***** Available data

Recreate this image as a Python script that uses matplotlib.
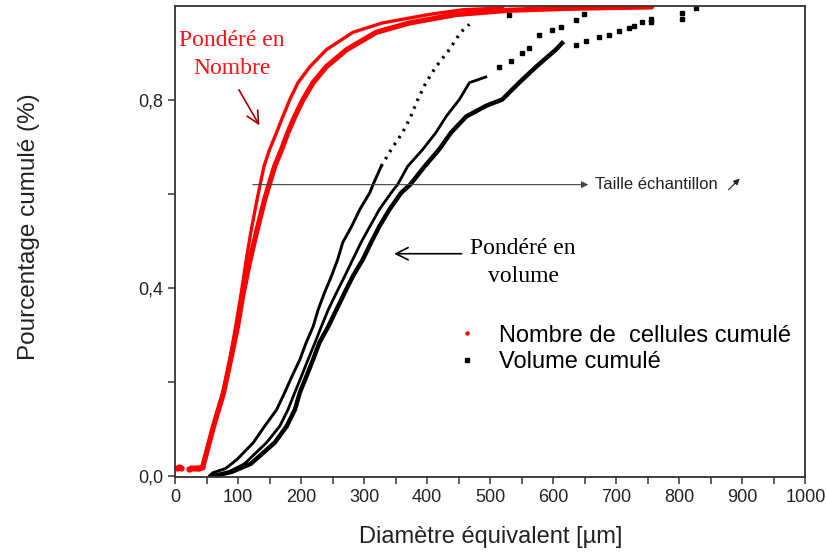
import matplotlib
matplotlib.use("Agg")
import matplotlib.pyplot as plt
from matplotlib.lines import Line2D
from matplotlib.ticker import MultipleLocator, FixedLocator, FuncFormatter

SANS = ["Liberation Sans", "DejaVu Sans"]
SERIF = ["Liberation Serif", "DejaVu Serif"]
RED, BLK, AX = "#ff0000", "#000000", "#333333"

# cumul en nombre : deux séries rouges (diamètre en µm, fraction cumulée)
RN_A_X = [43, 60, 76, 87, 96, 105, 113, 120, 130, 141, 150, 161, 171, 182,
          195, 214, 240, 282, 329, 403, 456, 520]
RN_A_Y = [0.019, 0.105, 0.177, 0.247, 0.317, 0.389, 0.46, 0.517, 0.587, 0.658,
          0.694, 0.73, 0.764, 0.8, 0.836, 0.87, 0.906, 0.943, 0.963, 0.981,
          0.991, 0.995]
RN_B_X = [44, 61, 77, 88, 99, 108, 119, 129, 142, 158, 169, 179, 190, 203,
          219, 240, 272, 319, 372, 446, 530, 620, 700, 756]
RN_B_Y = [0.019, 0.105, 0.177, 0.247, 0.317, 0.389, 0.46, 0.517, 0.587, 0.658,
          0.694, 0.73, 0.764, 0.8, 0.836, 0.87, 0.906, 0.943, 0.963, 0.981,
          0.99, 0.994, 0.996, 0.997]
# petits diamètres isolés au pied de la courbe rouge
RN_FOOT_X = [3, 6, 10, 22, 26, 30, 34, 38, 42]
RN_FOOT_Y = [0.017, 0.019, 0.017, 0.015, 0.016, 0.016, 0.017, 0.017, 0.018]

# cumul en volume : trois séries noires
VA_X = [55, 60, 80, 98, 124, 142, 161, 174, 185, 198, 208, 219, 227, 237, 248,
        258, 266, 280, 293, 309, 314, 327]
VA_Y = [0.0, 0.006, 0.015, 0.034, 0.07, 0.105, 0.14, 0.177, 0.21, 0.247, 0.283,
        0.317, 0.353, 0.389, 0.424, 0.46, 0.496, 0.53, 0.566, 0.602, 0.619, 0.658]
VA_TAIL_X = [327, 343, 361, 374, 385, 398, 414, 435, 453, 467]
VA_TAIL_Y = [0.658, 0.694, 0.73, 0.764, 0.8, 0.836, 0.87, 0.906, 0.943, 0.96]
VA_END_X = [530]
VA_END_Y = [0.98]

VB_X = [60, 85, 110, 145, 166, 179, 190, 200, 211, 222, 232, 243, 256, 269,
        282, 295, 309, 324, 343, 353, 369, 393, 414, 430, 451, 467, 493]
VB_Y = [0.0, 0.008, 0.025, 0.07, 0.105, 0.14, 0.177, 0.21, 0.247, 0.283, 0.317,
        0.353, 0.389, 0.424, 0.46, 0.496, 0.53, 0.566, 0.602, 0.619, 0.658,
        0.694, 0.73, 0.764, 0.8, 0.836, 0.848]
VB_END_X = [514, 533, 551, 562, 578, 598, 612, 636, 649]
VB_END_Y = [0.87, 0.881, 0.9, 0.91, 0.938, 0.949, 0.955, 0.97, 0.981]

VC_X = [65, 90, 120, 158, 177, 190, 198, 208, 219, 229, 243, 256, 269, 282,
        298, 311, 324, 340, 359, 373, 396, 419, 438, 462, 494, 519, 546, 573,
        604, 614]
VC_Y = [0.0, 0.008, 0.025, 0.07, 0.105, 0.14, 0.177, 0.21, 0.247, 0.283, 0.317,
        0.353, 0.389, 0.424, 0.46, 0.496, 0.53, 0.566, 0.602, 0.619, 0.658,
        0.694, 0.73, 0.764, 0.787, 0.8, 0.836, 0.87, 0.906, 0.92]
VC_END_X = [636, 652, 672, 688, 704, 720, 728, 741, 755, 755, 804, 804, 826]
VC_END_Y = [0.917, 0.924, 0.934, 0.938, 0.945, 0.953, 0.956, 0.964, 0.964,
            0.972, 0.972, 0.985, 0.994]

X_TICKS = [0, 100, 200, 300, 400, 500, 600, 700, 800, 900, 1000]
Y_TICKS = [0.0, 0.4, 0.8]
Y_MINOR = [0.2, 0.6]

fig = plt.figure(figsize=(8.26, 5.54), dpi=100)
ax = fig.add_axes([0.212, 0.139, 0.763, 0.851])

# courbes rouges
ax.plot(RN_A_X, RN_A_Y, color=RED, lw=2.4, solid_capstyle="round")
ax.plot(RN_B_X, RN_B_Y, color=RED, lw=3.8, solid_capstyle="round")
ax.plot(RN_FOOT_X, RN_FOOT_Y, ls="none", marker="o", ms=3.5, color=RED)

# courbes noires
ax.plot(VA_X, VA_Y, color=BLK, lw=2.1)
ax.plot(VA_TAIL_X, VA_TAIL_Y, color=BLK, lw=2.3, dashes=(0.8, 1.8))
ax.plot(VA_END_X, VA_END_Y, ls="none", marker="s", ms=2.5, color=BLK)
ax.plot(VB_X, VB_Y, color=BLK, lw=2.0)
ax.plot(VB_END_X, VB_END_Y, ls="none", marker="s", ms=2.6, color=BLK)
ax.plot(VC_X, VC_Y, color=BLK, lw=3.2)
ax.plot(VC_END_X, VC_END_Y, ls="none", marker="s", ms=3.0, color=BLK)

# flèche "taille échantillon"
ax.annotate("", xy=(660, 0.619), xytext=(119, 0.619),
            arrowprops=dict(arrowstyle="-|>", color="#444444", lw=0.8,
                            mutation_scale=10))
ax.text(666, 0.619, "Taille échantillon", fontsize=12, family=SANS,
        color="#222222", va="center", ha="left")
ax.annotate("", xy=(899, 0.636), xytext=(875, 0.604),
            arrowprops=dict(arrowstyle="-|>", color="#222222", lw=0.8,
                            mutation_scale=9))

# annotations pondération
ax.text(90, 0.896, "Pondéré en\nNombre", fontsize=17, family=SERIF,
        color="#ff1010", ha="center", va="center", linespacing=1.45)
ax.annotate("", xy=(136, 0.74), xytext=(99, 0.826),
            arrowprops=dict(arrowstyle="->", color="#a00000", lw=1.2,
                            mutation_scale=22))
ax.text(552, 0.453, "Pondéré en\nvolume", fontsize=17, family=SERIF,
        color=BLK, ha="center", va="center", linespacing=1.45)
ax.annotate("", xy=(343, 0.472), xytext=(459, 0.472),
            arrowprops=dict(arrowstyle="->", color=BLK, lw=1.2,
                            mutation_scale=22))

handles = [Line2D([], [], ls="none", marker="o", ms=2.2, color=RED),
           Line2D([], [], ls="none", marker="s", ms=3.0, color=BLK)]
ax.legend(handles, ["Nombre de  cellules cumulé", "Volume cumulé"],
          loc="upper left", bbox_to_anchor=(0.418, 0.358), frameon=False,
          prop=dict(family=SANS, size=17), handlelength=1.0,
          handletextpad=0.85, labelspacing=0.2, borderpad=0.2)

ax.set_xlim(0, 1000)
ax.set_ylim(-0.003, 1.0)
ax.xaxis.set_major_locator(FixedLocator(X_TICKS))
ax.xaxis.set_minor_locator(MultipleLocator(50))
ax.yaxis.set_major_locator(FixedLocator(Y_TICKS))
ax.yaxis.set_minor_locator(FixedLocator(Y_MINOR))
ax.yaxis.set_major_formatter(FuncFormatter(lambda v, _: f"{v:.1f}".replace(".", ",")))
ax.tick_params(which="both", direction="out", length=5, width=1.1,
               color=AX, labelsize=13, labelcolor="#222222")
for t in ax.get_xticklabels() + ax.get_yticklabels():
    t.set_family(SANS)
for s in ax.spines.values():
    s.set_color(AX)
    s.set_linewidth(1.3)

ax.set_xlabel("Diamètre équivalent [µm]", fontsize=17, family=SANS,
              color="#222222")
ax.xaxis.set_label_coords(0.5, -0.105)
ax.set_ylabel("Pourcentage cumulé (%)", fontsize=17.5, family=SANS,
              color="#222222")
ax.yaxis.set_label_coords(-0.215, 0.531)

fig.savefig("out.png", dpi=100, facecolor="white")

**********

▶ The request
Find how many lines include the string "matplotlib" and report that number alone.

▶ Exercise output
6